Despite her frequent moves and eventual establishment in the New York art and academic scenes, Zarina continued to revisit themes of home and belonging in her work. She joined other contemporary artists, such as Mona Hatoum, in contemplating this loss. In a 2017 interview with the Metropolitan Museum of Art, she considered the role of loss in her life: “New York is not my home, this is someone else’s home. I’ve lived here for 40 years but my identity is basically that of an exile.”
Zarina Hashmi’s Letters from Home 2004 Letters from Home series brings together the personal and collective loss of home. A map of Manhattan, the floor plan of a house, and bold black lines overlay personal letters of tragedy written by Zarina’s sister. One Zarina Hashmi Letters from Home set reached GBP 50,000 (USD 64,800) at Christie’s in 2014. The seven works, which opened the auction, reached well past their high estimate of GBP 18,000 (USD 23,300).
Prices for Zarina’s art have steadily climbed with the turn of the century, a pattern consistent with a growing international appreciation for South Asian women artists. A set of 22-karat gold leaf, paper, and ink pieces reached USD 53,625 at a 2014 Sotheby’s auction just two years after its completion. Recent exhibitions at the Metropolitan Museum of Art, the Museum of Modern Art, the Guggenheim, and the Whitney Museum of American Art also boosted Zarina’s reputation in the last years of her life.
Zarina passed away earlier this year after a long illness. The artist who always treasured her own memories is now remembered by her friends, colleagues, and admirers. Dr. Mariah Lookman, an artist and South Asian art historian, recalled a long and memorable night of conversation. “As Zarina walked us to the door in customary old-world fashion, we settled for the closest phrase we have to avoid saying goodbye in India and Pakistan; phir milenge: we shall meet again.”
Zarina’s House with Four Walls portfolio comes to auction with Christie’s on September 23rd, 2020. The auction will begin live and online at 11:30 AM EDT. Visit Christie’s for more information.
UPDATE APRIL, 2021: Christie’s auctioned Zarina Hashmi’s House with Four Walls for $62,500, more than three times the work’s high estimate. That hammer price aided the success of Christie’s South Asian Modern + Contemporary Art sale in September. Works by Tyeb Mehta, Jehangir Sabavala, Maqbool Fida Husain, and Francis Newton Souza also saw strong bidding. The auction closed with a sale total of $4.9 million.

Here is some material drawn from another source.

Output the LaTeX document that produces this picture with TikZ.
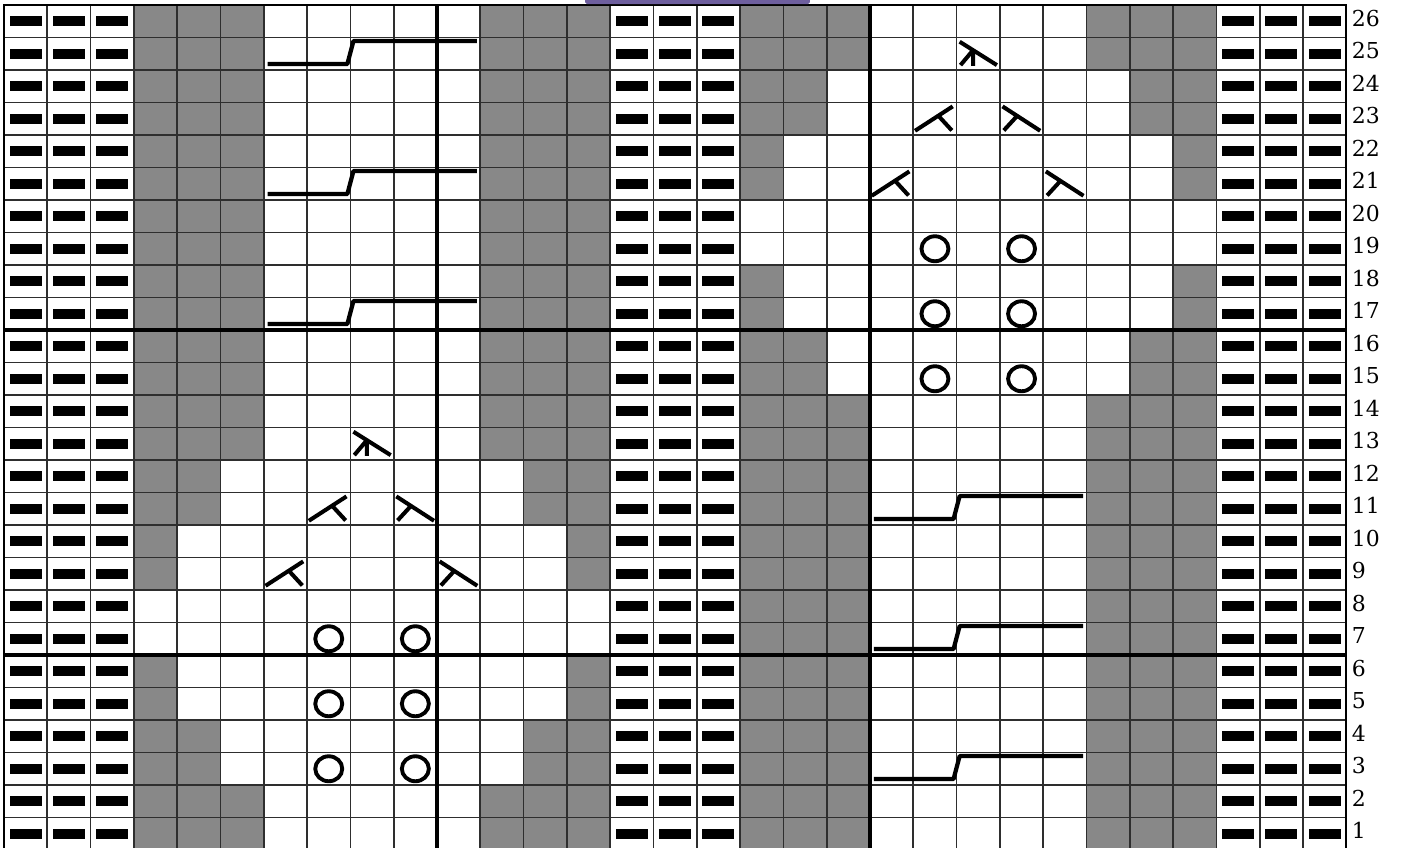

In March of 2021, Christie’s offered Zarina’s Memory of Bangkok in the auction house’s South Asian Modern Art sale. The piece sold for $68,750, landing above the $50,000 high estimate. Results from other late 2020 and early 2021 auctions show continued interest in Zarina’s work. Her death prompted many to reflect upon her legacy of home-themed prints and sculptures.
The Glasgow Women’s Library recently announced a festival celebrating Zarina Hashmi, Wendy Wood, and Edith Simon, among others. The online event, planned for May of 2021, will highlight the writing and art of women creators. “It seems only right to celebrate this achievement of women writers with a festival of their own,” said a spokesperson from the Glasgow Women’s Library to The Scotsman. “… We want to take this opportunity to correct the balance of the present as well as the past.”